### Aim:
Repeat all the material exactly; pictures stay out of your copy.

### Dataset excerpt:

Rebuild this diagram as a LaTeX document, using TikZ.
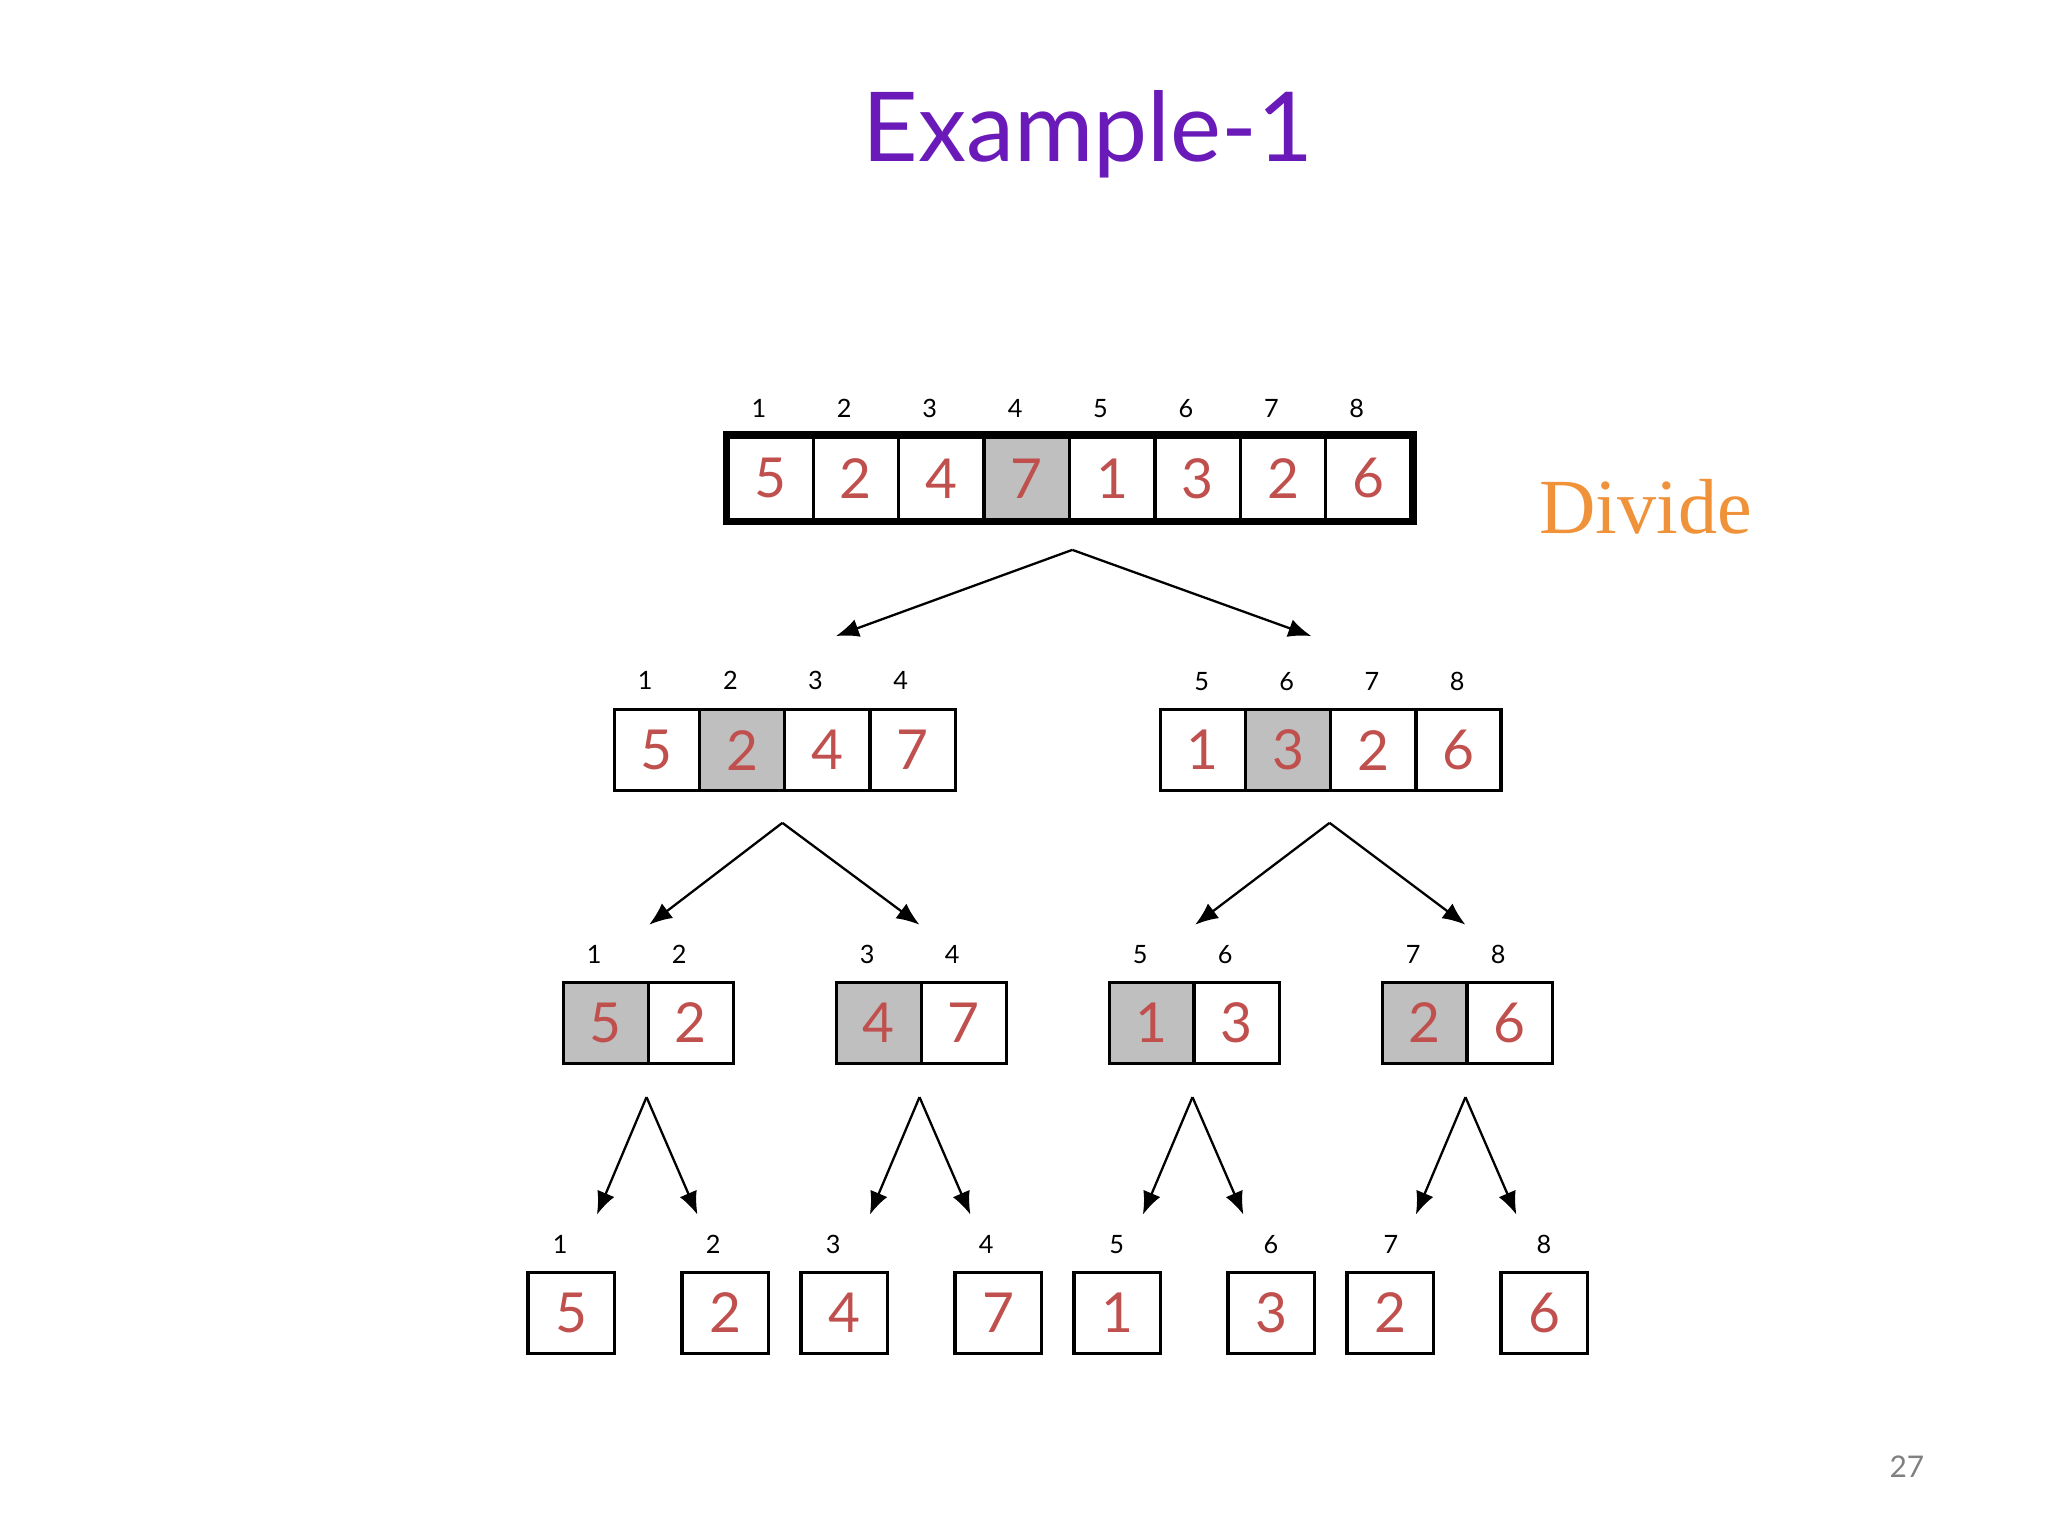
\documentclass[tikz,border=0pt]{standalone}
\usepackage{fontspec}
\setmainfont{Lato}
\usetikzlibrary{arrows.meta}
\definecolor{dig}{HTML}{C0504D}
\definecolor{ttl}{HTML}{6A1AB8}
\definecolor{org}{HTML}{F0923A}
\definecolor{shd}{HTML}{BFBFBF}
\begin{document}
\begin{tikzpicture}[x=0.01cm,y=-0.01cm,
  cell/.style={draw=black,line width=0.7pt,minimum width=0.654cm,minimum height=0.62cm,inner sep=0pt,anchor=north west,text=dig,font=\fontsize{12}{12}\selectfont},
  idx/.style={font=\fontsize{5.5}{6}\selectfont},
  arr/.style={-{Latex[length=5pt,width=4pt]},line width=0.5pt}]
\useasboundingbox (0,0) rectangle (1568,1176);
\node[text=ttl,font=\fontsize{21}{24}\selectfont] (title) at (833,103) {Example-1};
\node[text=org,font=\fontsize{17}{20}\selectfont\rmfamily,font=\fontspec{Liberation Serif}\fontsize{17}{20}\selectfont] (divide) at (1260,388) {Divide};
\node[text=gray,font=\fontsize{6.5}{8}\selectfont] (pg) at (1460,1123) {27};
% level 1
\foreach \v [count=\i] in {5,2,4,7,1,3,2,6}{
  \pgfmathsetmacro\xx{556+(\i-1)*65.4}
  \ifnum\i=4 \node[cell,fill=shd,minimum height=0.64cm] (a\i) at (\xx,333) {\v};
  \else \node[cell,minimum height=0.64cm] (a\i) at (\xx,333) {\v};\fi
  \node[idx] (ia\i) at (\xx+25,313) {\i};
}
\draw[line width=1.6pt] (a1.north west) rectangle (a8.south east);
% level 2
\foreach \v [count=\i] in {5,2,4,7}{
  \pgfmathsetmacro\xx{469+(\i-1)*65.2}
  \ifnum\i=2 \node[cell,fill=shd] (b\i) at (\xx,542) {\v};
  \else \node[cell] (b\i) at (\xx,542) {\v};\fi
  \node[idx] (ib\i) at (\xx+25,521) {\i};
}
\foreach \v [count=\i] in {1,3,2,6}{
  \pgfmathsetmacro\xx{887+(\i-1)*65.2}
  \pgfmathtruncatemacro\k{\i+4}
  \ifnum\i=2 \node[cell,fill=shd] (c\i) at (\xx,542) {\v};
  \else \node[cell] (c\i) at (\xx,542) {\v};\fi
  \node[idx] (ic\i) at (\xx+33,522) {\k};
}
\coordinate (s1) at (821,421);
\coordinate (t1) at (640,487); \coordinate (t2) at (1004,487);
\draw[arr] (s1) -- (t1); \draw[arr] (s1) -- (t2);
% level 3
\foreach \xs/\a/\b/\ia/\ib/\nm in {430/5/2/1/2/p,639/4/7/3/4/q,848/1/3/5/6/r,1057/2/6/7/8/s}{
  \node[cell,fill=shd] (\nm1) at (\xs,751) {\a};
  \node[cell] (\nm2) at (\xs+65,751) {\b};
  \node[idx] (i\nm1) at (\xs+25,731) {\ia};
  \node[idx] (i\nm2) at (\xs+90,731) {\ib};
}
\foreach \sx/\lx/\rx/\n in {599/497/704/1,1018/915/1122/2}{
  \coordinate (u\n) at (\sx,630);
  \coordinate (ul\n) at (\lx,708); \coordinate (ur\n) at (\rx,708);
  \draw[arr] (u\n) -- (ul\n); \draw[arr] (u\n) -- (ur\n);
}
% level 4
\foreach \xs/\v/\i/\lx in {403/5/1/429,521/2/2/546,612/4/3/638,730/7/4/755,821/1/5/855,939/3/6/973,1030/2/7/1065,1148/6/8/1182}{
  \node[cell,minimum width=0.66cm] (d\i) at (\xs,973) {\v};
  \node[idx] (id\i) at (\lx,953) {\i};
}
\foreach \sx/\n in {495/1,704/2,913/3,1122/4}{
  \coordinate (w\n) at (\sx,840);
  \coordinate (wl\n) at (\sx-38,930); \coordinate (wr\n) at (\sx+39,930);
  \draw[arr] (w\n) -- (wl\n); \draw[arr] (w\n) -- (wr\n);
}
\end{tikzpicture}
\end{document}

### Complete output:
Rebuild this diagram as a LaTeX document, using TikZ.
\documentclass[tikz,border=0pt]{standalone}
\usepackage{fontspec}
\setmainfont{Lato}
\usetikzlibrary{arrows.meta}
\definecolor{dig}{HTML}{C0504D}
\definecolor{ttl}{HTML}{6A1AB8}
\definecolor{org}{HTML}{F0923A}
\definecolor{shd}{HTML}{BFBFBF}
\begin{document}
\begin{tikzpicture}[x=0.01cm,y=-0.01cm,
  cell/.style={draw=black,line width=0.7pt,minimum width=0.654cm,minimum height=0.62cm,inner sep=0pt,anchor=north west,text=dig,font=\fontsize{12}{12}\selectfont},
  idx/.style={font=\fontsize{5.5}{6}\selectfont},
  arr/.style={-{Latex[length=5pt,width=4pt]},line width=0.5pt}]
\useasboundingbox (0,0) rectangle (1568,1176);
\node[text=ttl,font=\fontsize{21}{24}\selectfont] (title) at (833,103) {Example-1};
\node[text=org,font=\fontsize{17}{20}\selectfont\rmfamily,font=\fontspec{Liberation Serif}\fontsize{17}{20}\selectfont] (divide) at (1260,388) {Divide};
\node[text=gray,font=\fontsize{6.5}{8}\selectfont] (pg) at (1460,1123) {27};
% level 1
\foreach \v [count=\i] in {5,2,4,7,1,3,2,6}{
  \pgfmathsetmacro\xx{556+(\i-1)*65.4}
  \ifnum\i=4 \node[cell,fill=shd,minimum height=0.64cm] (a\i) at (\xx,333) {\v};
  \else \node[cell,minimum height=0.64cm] (a\i) at (\xx,333) {\v};\fi
  \node[idx] (ia\i) at (\xx+25,313) {\i};
}
\draw[line width=1.6pt] (a1.north west) rectangle (a8.south east);
% level 2
\foreach \v [count=\i] in {5,2,4,7}{
  \pgfmathsetmacro\xx{469+(\i-1)*65.2}
  \ifnum\i=2 \node[cell,fill=shd] (b\i) at (\xx,542) {\v};
  \else \node[cell] (b\i) at (\xx,542) {\v};\fi
  \node[idx] (ib\i) at (\xx+25,521) {\i};
}
\foreach \v [count=\i] in {1,3,2,6}{
  \pgfmathsetmacro\xx{887+(\i-1)*65.2}
  \pgfmathtruncatemacro\k{\i+4}
  \ifnum\i=2 \node[cell,fill=shd] (c\i) at (\xx,542) {\v};
  \else \node[cell] (c\i) at (\xx,542) {\v};\fi
  \node[idx] (ic\i) at (\xx+33,522) {\k};
}
\coordinate (s1) at (821,421);
\coordinate (t1) at (640,487); \coordinate (t2) at (1004,487);
\draw[arr] (s1) -- (t1); \draw[arr] (s1) -- (t2);
% level 3
\foreach \xs/\a/\b/\ia/\ib/\nm in {430/5/2/1/2/p,639/4/7/3/4/q,848/1/3/5/6/r,1057/2/6/7/8/s}{
  \node[cell,fill=shd] (\nm1) at (\xs,751) {\a};
  \node[cell] (\nm2) at (\xs+65,751) {\b};
  \node[idx] (i\nm1) at (\xs+25,731) {\ia};
  \node[idx] (i\nm2) at (\xs+90,731) {\ib};
}
\foreach \sx/\lx/\rx/\n in {599/497/704/1,1018/915/1122/2}{
  \coordinate (u\n) at (\sx,630);
  \coordinate (ul\n) at (\lx,708); \coordinate (ur\n) at (\rx,708);
  \draw[arr] (u\n) -- (ul\n); \draw[arr] (u\n) -- (ur\n);
}
% level 4
\foreach \xs/\v/\i/\lx in {403/5/1/429,521/2/2/546,612/4/3/638,730/7/4/755,821/1/5/855,939/3/6/973,1030/2/7/1065,1148/6/8/1182}{
  \node[cell,minimum width=0.66cm] (d\i) at (\xs,973) {\v};
  \node[idx] (id\i) at (\lx,953) {\i};
}
\foreach \sx/\n in {495/1,704/2,913/3,1122/4}{
  \coordinate (w\n) at (\sx,840);
  \coordinate (wl\n) at (\sx-38,930); \coordinate (wr\n) at (\sx+39,930);
  \draw[arr] (w\n) -- (wl\n); \draw[arr] (w\n) -- (wr\n);
}
\end{tikzpicture}
\end{document}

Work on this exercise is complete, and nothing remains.